9. The voltage regulator and SVG coordinated voltage stabilization system for photovoltaic power plants according to claim 8, characterized in that, The optimization objective configured in the multi-objective optimization unit is to simultaneously minimize the weighted sum of the deviation index, the loss index, and the lifetime index. The heuristic optimization algorithm is configured to perform parallel search of the solution space of the virtual inertia coefficient, the damping coefficient, the active power allocation ratio, and the reactive power allocation ratio within a preset iteration period, in order to find the parameter correction value that satisfies the optimization objective. The deviation index is the deviation between the grid connection point voltage and the rated voltage; the loss index is the total active power loss of the system, including the voltage regulator loss and the static var generator loss; and the lifespan index is a comprehensive loss factor calculated based on the number of times the voltage regulator operates and the thermal load state of the static var generator.

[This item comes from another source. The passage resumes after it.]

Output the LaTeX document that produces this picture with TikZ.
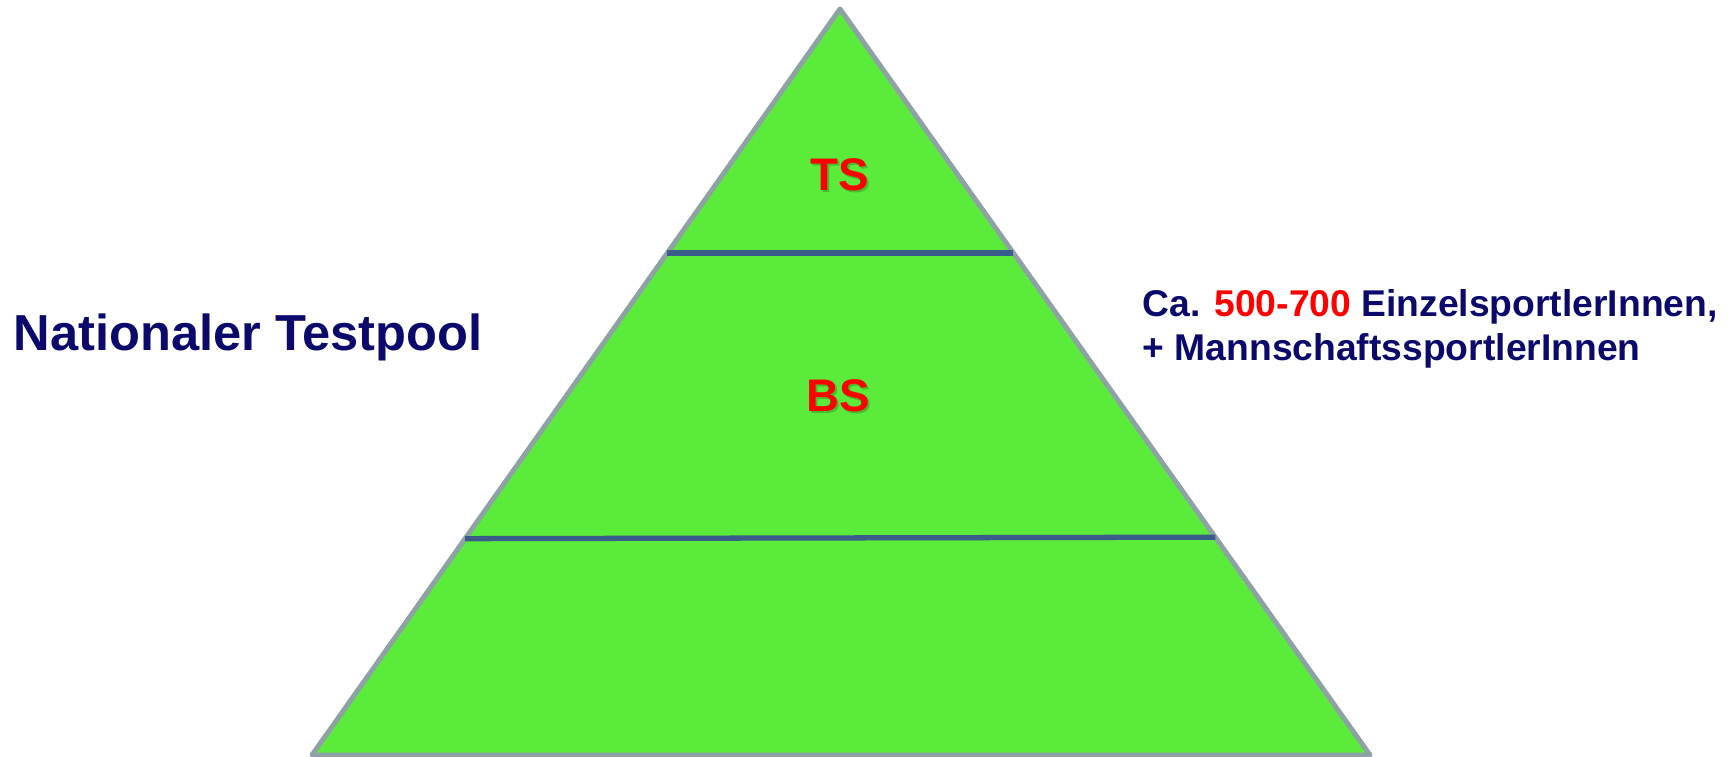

10. The voltage regulator and SVG coordinated voltage stabilization system for photovoltaic power plants according to claim 1, characterized in that, The fault collaborative processing module includes: The fault detection and identification unit is used to determine in real time whether a voltage drop event has occurred based on the power grid parameters, and to generate a fault trigger signal when the voltage drop exceeds a first amplitude threshold. A multi-stage instruction generation unit, connected to the fault detection and identification unit, is used to generate and output multi-stage collaborative control instructions in response to the fault trigger signal, according to a preset timing strategy. The timing strategy includes: In the first stage, a first control command is sent to the static var generator to make it prioritize outputting rated reactive power not lower than a first proportional threshold; at the same time, a second control command is sent to the voltage regulator to make it maintain virtual power angle stability. In the second stage, a third control command is sent to the static var generator to enable it to absorb active power at its rated capacity, not exceeding the second proportional threshold, based on the redundant active power calculated by the cross-device power allocation module. During the fault recovery phase, when the voltage is detected to have recovered to above the second amplitude threshold, a fourth control command is sent to the static var generator to control it to release the absorbed active power at a rate not greater than a preset rate, and a fifth control command is simultaneously sent to the voltage regulator to control it to adjust the tap position.